#### Plotting code records
▼

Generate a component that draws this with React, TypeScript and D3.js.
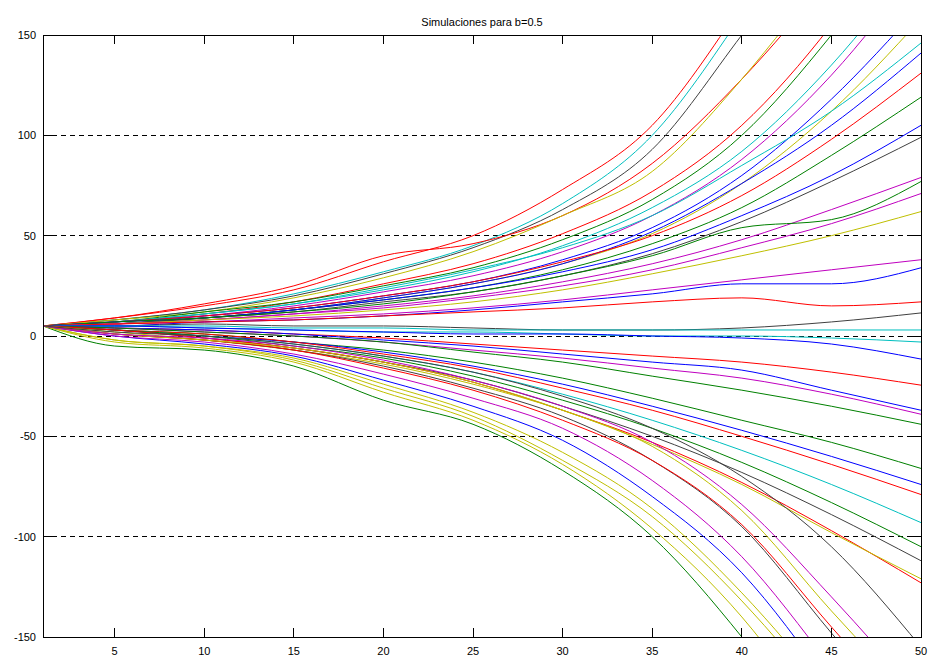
import React from "react";
import * as d3 from "d3";

const TITLE = "Simulaciones para b=0.5";
const STEPS = [1, 5, 10, 15, 20, 25, 30, 35, 40, 45, 50];
const X_TICKS = [5, 10, 15, 20, 25, 30, 35, 40, 45, 50];
const Y_TICKS = [-150, -100, -50, 0, 50, 100, 150];
const GRID_VALUES = [-100, -50, 0, 50, 100];

// paths that leave through the top edge
const topSeries = [
  [5, 9, 15, 23, 37, 50, 73, 105, 165, 235, 320],
  [5, 8, 13, 21, 32, 45, 66, 100, 160, 230, 300],
  [5, 8, 13, 20, 31, 44, 63, 93, 150, 210, 280],
  [5, 9, 16, 25, 40, 46, 60, 86, 128, 180, 240],
  [5, 8, 12, 19, 29, 42, 60, 82, 128, 185, 250],
  [5, 7, 11, 17, 26, 36, 51, 72, 105, 155, 220],
  [5, 7, 12, 17, 25, 34, 48, 68, 100, 150, 210],
  [5, 7, 11, 16, 23, 32, 45, 64, 92, 135, 190],
  [5, 6, 10, 15, 22, 30, 42, 60, 88, 130, 185],
  [5, 7, 10, 14, 20, 27, 38, 54, 80, 118, 165],
  [5, 6, 9, 13, 19, 26, 36, 51, 76, 112, 158],
];
const topColors = ["r", "c", "k", "r", "y", "r", "g", "c", "m", "b", "y"];

// paths ending in the upper half
const upperSeries = [
  [5, 7, 11, 16, 24, 33, 44, 60, 85, 112, 146],
  [5, 6, 9, 13, 19, 26, 36, 52, 76, 105, 141],
  [5, 7, 10, 14, 20, 27, 37, 50, 70, 98, 131],
  [5, 6, 9, 13, 18, 24, 33, 46, 64, 90, 119],
  [5, 7, 9, 13, 18, 24, 32, 43, 60, 80, 105],
  [5, 6, 9, 12, 17, 22, 30, 41, 57, 77, 99],
  [5, 6, 8, 11, 15, 20, 27, 36, 48, 63, 79],
  [5, 7, 9, 12, 16, 22, 30, 40, 54, 58, 77],
  [5, 6, 8, 11, 14, 19, 25, 33, 44, 56, 71],
  [5, 6, 8, 10, 13, 17, 23, 31, 40, 50, 62],
  [5, 6, 7, 9, 11, 14, 18, 23, 28, 33, 38],
  [5, 5, 7, 8, 10, 13, 17, 21, 26, 26, 34],
  [5, 6, 7, 8, 10, 12, 14, 17, 19, 15, 17],
  [5, 5, 6, 5, 5, 4, 3, 3, 4, 7, 11.5],
  [5, 5, 5, 4, 4, 3, 3, 3, 3, 3, 3],
];
const upperColors = ["c", "b", "r", "g", "b", "k", "m", "g", "m", "y", "m", "b", "r", "k", "c"];

// paths ending in the lower half
const lowerSeries = [
  [5, 5, 4, 3, 2, 2, 1, 0, 0, -1, -3],
  [5, 5, 4, 3, 2, 1, 1, 0, -1, -4, -11.5],
  [5, 4, 3, 1, -1, -4, -7, -10, -13, -18, -24.5],
  [5, 4, 3, 1, -2, -5, -9, -13, -17, -27, -37],
  [5, 4, 2, 0, -3, -7, -11, -16, -21, -29, -39],
  [5, 4, 2, 0, -3, -8, -13, -20, -27, -35, -44],
  [5, 3, 1, -3, -7, -13, -21, -31, -42, -53, -66],
  [5, 3, 0, -3, -8, -15, -24, -35, -47, -60, -74],
  [5, 3, 1, -3, -9, -16, -26, -37, -50, -64, -79],
  [5, 3, 0, -4, -10, -18, -29, -42, -57, -74, -93],
  [5, 3, 0, -5, -11, -20, -32, -46, -63, -83, -105],
  [5, 3, -1, -6, -13, -22, -35, -50, -68, -89, -112],
  [5, 3, -1, -6, -13, -23, -37, -53, -73, -97, -123],
  [5, 2, -2, -7, -14, -24, -37, -54, -74, -98, -121],
];
const lowerColors = ["c", "b", "r", "b", "m", "g", "g", "b", "r", "c", "g", "k", "r", "y"];

// paths that leave through the bottom edge
const bottomSeries = [
  [5, -5, -7, -15, -32, -44, -67, -100, -150, -210, -280],
  [5, -3, -6, -13, -28, -42, -64, -96, -140, -200, -270],
  [5, -2, -5, -12, -26, -40, -62, -90, -132, -185, -250],
  [5, -2, -5, -11, -24, -38, -58, -86, -128, -180, -240],
  [5, 0, -4, -10, -22, -35, -52, -80, -118, -175, -240],
  [5, 0, -3, -9, -19, -31, -46, -72, -110, -165, -225],
  [5, 1, -2, -7, -15, -26, -40, -62, -95, -148, -200],
  [5, 1, -2, -7, -16, -27, -42, -62, -94, -145, -195],
  [5, 1, -2, -6, -13, -23, -37, -55, -87, -137, -185],
  [5, 1, -1, -5, -12, -22, -35, -53, -84, -130, -180],
  [5, 2, 0, -4, -10, -18, -30, -46, -70, -105, -155],
];
const bottomColors = ["g", "y", "y", "y", "b", "m", "k", "r", "y", "m", "k"];

const COLOR_CODES: Record<string, string> = {
  b: "#0000ff",
  g: "#008000",
  r: "#ff0000",
  c: "#00bfbf",
  m: "#bf00bf",
  y: "#bfbf00",
  k: "#404040",
};

const W = 930;
const H = 661;
const M = { left: 43, right: 9, top: 35, bottom: 24 };

export default function App() {
  const x = d3.scaleLinear().domain([1, 50]).range([M.left, W - M.right]);
  const y = d3.scaleLinear().domain([-150, 150]).range([H - M.bottom, M.top]);
  const line = d3
    .line<number>()
    .x((_, i) => x(STEPS[i]))
    .y((d) => y(d))
    .curve(d3.curveMonotoneX);

  const all: { v: number[]; c: string }[] = [];
  const groups: [number[][], string[]][] = [
    [topSeries, topColors],
    [upperSeries, upperColors],
    [lowerSeries, lowerColors],
    [bottomSeries, bottomColors],
  ];
  groups.forEach(([s, c]) => s.forEach((v, i) => all.push({ v, c: c[i] })));

  const x0 = x(1);
  const x1 = x(50);
  const yTop = y(150);
  const yBot = y(-150);
  const tick = 9;
  const font = "'Liberation Sans', Arial, Helvetica, sans-serif";

  return (
    <svg
      width={W}
      height={H}
      style={{ position: "absolute", left: 0, top: 0, background: "#fff" }}
      fontFamily={font}
    >
      <defs>
        <clipPath id="plot">
          <rect x={x0} y={yTop} width={x1 - x0} height={yBot - yTop} />
        </clipPath>
      </defs>
      <rect x={0} y={0} width={W} height={H} fill="#fff" />
      {GRID_VALUES.map((g) => (
        <line
          key={"g" + g}
          x1={x0}
          x2={x1}
          y1={y(g)}
          y2={y(g)}
          stroke="#000"
          strokeWidth={1}
          strokeDasharray="5,4"
          shapeRendering="crispEdges"
        />
      ))}
      <g clipPath="url(#plot)" fill="none" strokeWidth={1}>
        {all.map((s, i) => (
          <path key={i} d={line(s.v) || ""} stroke={COLOR_CODES[s.c]} />
        ))}
      </g>
      <rect
        x={x0}
        y={yTop}
        width={x1 - x0}
        height={yBot - yTop}
        fill="none"
        stroke="#000"
        strokeWidth={1}
        shapeRendering="crispEdges"
      />
      {X_TICKS.map((t) => (
        <g key={"xt" + t} shapeRendering="crispEdges">
          <line x1={x(t)} x2={x(t)} y1={yBot} y2={yBot - tick} stroke="#000" />
          <line x1={x(t)} x2={x(t)} y1={yTop} y2={yTop + tick} stroke="#000" />
          <text x={x(t)} y={yBot + 18} fontSize={11} textAnchor="middle" fill="#000">
            {t}
          </text>
        </g>
      ))}
      {Y_TICKS.map((t) => (
        <g key={"yt" + t} shapeRendering="crispEdges">
          <line x1={x0} x2={x0 + tick} y1={y(t)} y2={y(t)} stroke="#000" />
          <line x1={x1} x2={x1 - tick} y1={y(t)} y2={y(t)} stroke="#000" />
          <text x={x0 - 7} y={y(t) + 4} fontSize={11} textAnchor="end" fill="#000">
            {t}
          </text>
        </g>
      ))}
      <text x={(x0 + x1) / 2} y={26} fontSize={11} textAnchor="middle" fill="#000">
        {TITLE}
      </text>
    </svg>
  );
}
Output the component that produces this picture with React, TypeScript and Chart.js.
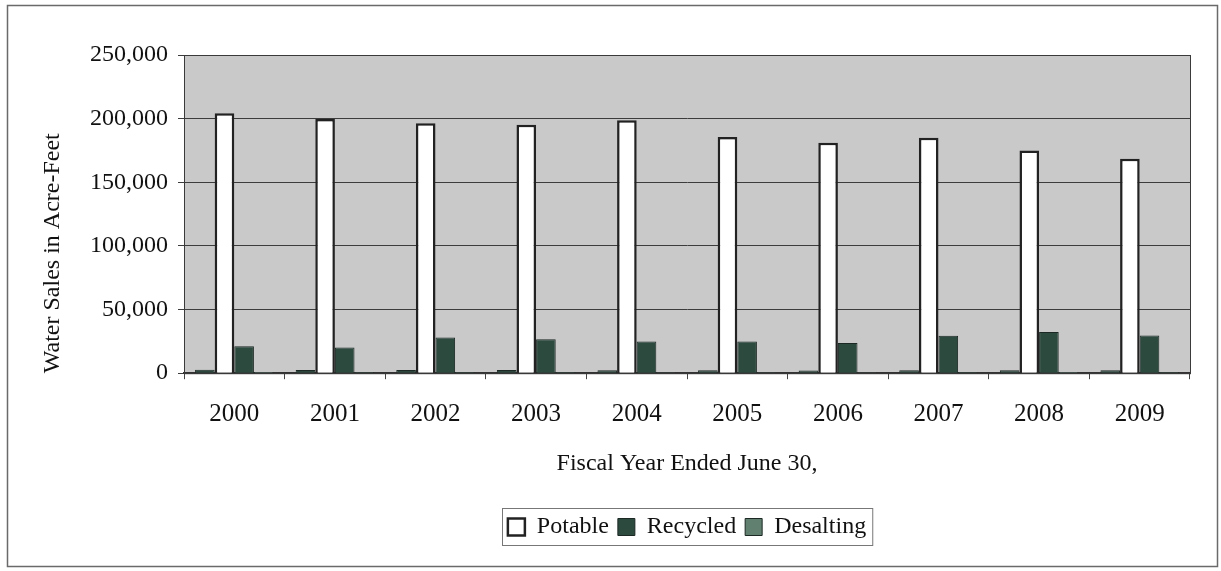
import React, { useEffect, useRef } from "react";
import { Chart, registerables } from "chart.js";

Chart.register(...registerables);

const categories = ["2000", "2001", "2002", "2003", "2004", "2005", "2006", "2007", "2008", "2009"];
const otherSales = [2800, 2600, 2500, 2500, 2300, 2300, 2200, 2400, 2400, 2300];
const potable = [204200, 199800, 196300, 195200, 198800, 185500, 181000, 185000, 175000, 168500];
const recycled = [21200, 20100, 28000, 26700, 24900, 24900, 23800, 29400, 32300, 29600];
const desalting = [1000, 900, 900, 900, 800, 800, 800, 900, 1000, 900];
const yTicks = [0, 50000, 100000, 150000, 200000, 250000];

const W = 1221;
const H = 571;
const FONT = "'Liberation Serif', 'Times New Roman', serif";

export default function App() {
  const ref = useRef<HTMLCanvasElement>(null);

  useEffect(() => {
    if (!ref.current) return;
    const framePlugin = {
      id: "frame",
      beforeDraw(chart: any) {
        const { ctx, chartArea: a } = chart;
        ctx.save();
        ctx.fillStyle = "#ffffff";
        ctx.fillRect(0, 0, W, H);
        ctx.strokeStyle = "#6a6a6a";
        ctx.lineWidth = 1.5;
        ctx.strokeRect(7.5, 5.5, 1210, 561);
        ctx.fillStyle = "#c9c9c9";
        ctx.fillRect(a.left, a.top, a.right - a.left, a.bottom - a.top);
        ctx.restore();
      },
      afterDraw(chart: any) {
        const { ctx, chartArea: a } = chart;
        ctx.save();
        ctx.strokeStyle = "#3a3a3a";
        ctx.lineWidth = 1;
        ctx.strokeRect(a.left + 0.5, a.top + 0.5, a.right - a.left, a.bottom - a.top);
        const boxes = chart.legend && chart.legend.legendHitBoxes;
        if (boxes && boxes.length) {
          let x0 = Infinity, y0 = Infinity, x1 = -Infinity, y1 = -Infinity;
          boxes.forEach((b: any) => {
            x0 = Math.min(x0, b.left);
            y0 = Math.min(y0, b.top);
            x1 = Math.max(x1, b.left + b.width);
            y1 = Math.max(y1, b.top + b.height);
          });
          ctx.strokeStyle = "#777";
          ctx.lineWidth = 1;
          ctx.strokeRect(Math.round(x0 - 6) + 0.5, Math.round(y0 - 7) + 0.5, x1 - x0 + 12, y1 - y0 + 13);
        }
        ctx.restore();
      },
    };

    const chart = new Chart(ref.current, {
      type: "bar",
      data: {
        labels: categories,
        datasets: [
          { label: "", data: otherSales, backgroundColor: "#2d473d", borderColor: "#1b2824", borderWidth: 1 },
          { label: "Potable", data: potable, backgroundColor: "#ffffff", borderColor: "#222222", borderWidth: 2.5 },
          { label: "Recycled", data: recycled, backgroundColor: "#2d4a3f", borderColor: "#1b2824", borderWidth: 1 },
          { label: "Desalting", data: desalting, backgroundColor: "#62806f", borderColor: "#1b2824", borderWidth: 1 },
        ],
      },
      options: {
        animation: false,
        responsive: false,
        maintainAspectRatio: false,
        layout: { padding: { left: 38, top: 55, right: 31, bottom: 22 } },
        datasets: { bar: { categoryPercentage: 0.78, barPercentage: 1 } },
        plugins: {
          tooltip: { enabled: false },
          legend: {
            position: "bottom",
            fullSize: false,
            labels: {
              filter: (item: any) => item.text !== "",
              font: { family: FONT, size: 24 },
              color: "#111",
              boxWidth: 17,
              boxHeight: 17,
              padding: 9,
            },
          },
        },
        scales: {
          x: {
            grid: { display: true, drawOnChartArea: false, offset: true, tickLength: 6, color: "#444" },
            border: { color: "#333", width: 2 },
            ticks: { font: { family: FONT, size: 25 }, color: "#111", padding: 20 },
            title: {
              display: true,
              text: "Fiscal Year Ended June 30,",
              font: { family: FONT, size: 24 },
              color: "#111",
              padding: { top: 0, bottom: 28 },
            },
          },
          y: {
            min: 0,
            max: 250000,
            afterFit: (scale: any) => {
              scale.width = 184 - 38;
            },
            afterBuildTicks: (scale: any) => {
              scale.ticks = yTicks.map((v) => ({ value: v }));
            },
            grid: { color: "#3c3c3c", lineWidth: 1, tickLength: 6 },
            border: { color: "#333", width: 1 },
            ticks: {
              font: { family: FONT, size: 24 },
              color: "#111",
              padding: 10,
              callback: (v: any) => Number(v).toLocaleString("en-US"),
            },
            title: {
              display: true,
              text: "Water Sales in Acre-Feet",
              align: "start",
              font: { family: FONT, size: 24 },
              color: "#111",
              padding: { top: 0, bottom: 0 },
            },
          },
        },
      },
      plugins: [framePlugin],
    } as any);
    return () => chart.destroy();
  }, []);

  return (
    <div style={{ position: "fixed", left: 0, top: 0, width: W, height: H }}>
      <canvas ref={ref} width={W} height={H} style={{ width: W, height: H, display: "block" }} />
    </div>
  );
}
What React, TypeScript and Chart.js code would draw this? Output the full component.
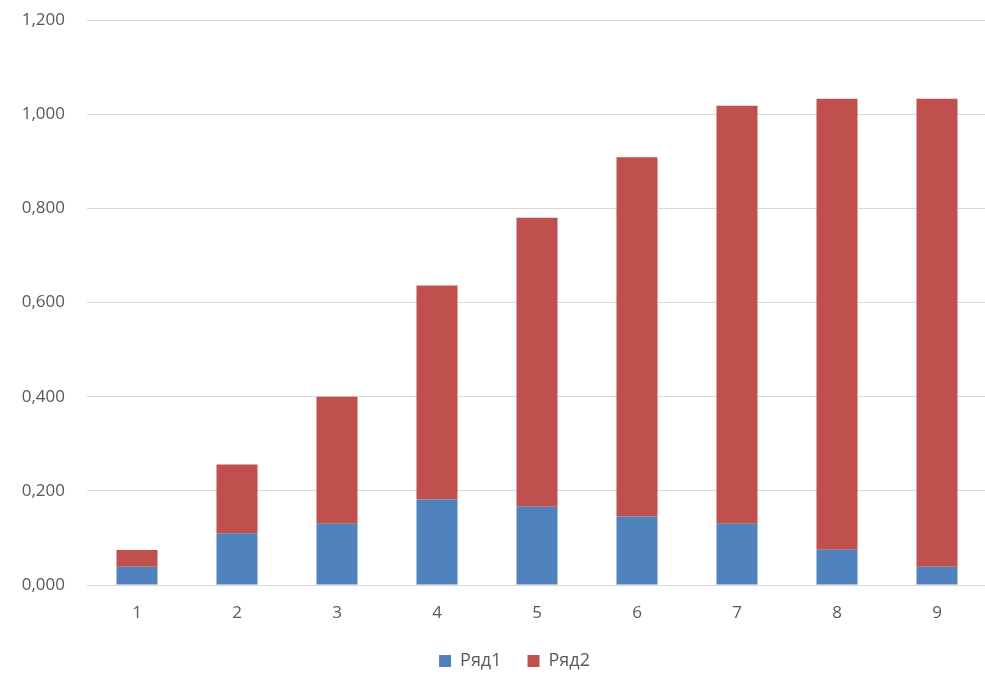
import React, { useEffect, useRef } from "react";
import { Chart, registerables } from "chart.js";

Chart.register(...registerables);

const categories = ["1", "2", "3", "4", "5", "6", "7", "8", "9"];
const series1Name = "Ряд1";
const series2Name = "Ряд2";
const series1 = [0.0386, 0.110, 0.130, 0.1815, 0.166, 0.1454, 0.130, 0.0747, 0.0386];
const series2 = [0.036, 0.146, 0.270, 0.4545, 0.614, 0.763, 0.888, 0.958, 0.994];
const yMin = 0;
const yMax = 1.2;
const yStep = 0.2;

const FONT = "'Open Sans', 'Liberation Sans', sans-serif";
const CANVAS_W = 987;
const CANVAS_H = 680;
const LEGEND_SHIFT = 21;

const legendShift = {
  id: "legendShift",
  afterLayout(chart: any) {
    const lg = chart.legend;
    if (lg) {
      lg.left += LEGEND_SHIFT;
      lg.right += LEGEND_SHIFT;
    }
  },
};

export default function App() {
  const ref = useRef<HTMLCanvasElement | null>(null);

  useEffect(() => {
    if (!ref.current) return;
    const chart = new Chart(ref.current, {
      type: "bar",
      data: {
        labels: categories,
        datasets: [
          {
            label: series1Name,
            data: series1,
            backgroundColor: "#4F81BD",
            barPercentage: 0.41,
            categoryPercentage: 1,
          },
          {
            label: series2Name,
            data: series2,
            backgroundColor: "#C0504D",
            barPercentage: 0.41,
            categoryPercentage: 1,
          },
        ],
      },
      plugins: [legendShift],
      options: {
        animation: false,
        responsive: false,
        maintainAspectRatio: false,
        layout: { padding: { top: 20, right: 0, bottom: 0, left: 0 } },
        plugins: {
          legend: {
            position: "bottom",
            labels: {
              boxWidth: 12,
              boxHeight: 12,
              padding: 26,
              color: "#595959",
              font: { family: FONT, size: 18 },
            },
          },
          tooltip: { enabled: false },
        },
        scales: {
          x: {
            stacked: true,
            grid: { display: false, drawTicks: false },
            border: { display: true, color: "#D9D9D9", width: 1 },
            ticks: {
              color: "#595959",
              font: { family: FONT, size: 17 },
              padding: 18,
            },
            afterFit: (scale: any) => {
              scale.height = 41;
              scale.paddingLeft = 0;
              scale.paddingRight = 0;
            },
          },
          y: {
            stacked: true,
            min: yMin,
            max: yMax,
            grid: { color: "#D9D9D9", lineWidth: 1, drawTicks: false },
            border: { display: false },
            ticks: {
              stepSize: yStep,
              color: "#595959",
              font: { family: FONT, size: 17 },
              padding: 22,
              callback: (v: any) => Number(v).toFixed(3).replace(".", ","),
            },
            afterFit: (scale: any) => {
              scale.width = 87;
              scale.paddingTop = 0;
              scale.paddingBottom = 0;
            },
          },
        },
      },
    });
    return () => chart.destroy();
  }, []);

  return (
    <div style={{ position: "fixed", left: 0, top: 0, width: 985, height: 677, overflow: "hidden", background: "#fff" }}>
      <canvas
        ref={ref}
        width={CANVAS_W}
        height={CANVAS_H}
        style={{ position: "absolute", left: 0, top: 0, width: CANVAS_W, height: CANVAS_H }}
      />
    </div>
  );
}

▲

#### STATED TASK
Take the lines above from the top of the records through the one with "const GRID_VALUES = [-100, -50, 0, 50, 100];" and repeat them exactly, without any pictures.

#### COMPLETE OUTPUT
Generate a component that draws this with React, TypeScript and D3.js.
import React from "react";
import * as d3 from "d3";

const TITLE = "Simulaciones para b=0.5";
const STEPS = [1, 5, 10, 15, 20, 25, 30, 35, 40, 45, 50];
const X_TICKS = [5, 10, 15, 20, 25, 30, 35, 40, 45, 50];
const Y_TICKS = [-150, -100, -50, 0, 50, 100, 150];
const GRID_VALUES = [-100, -50, 0, 50, 100];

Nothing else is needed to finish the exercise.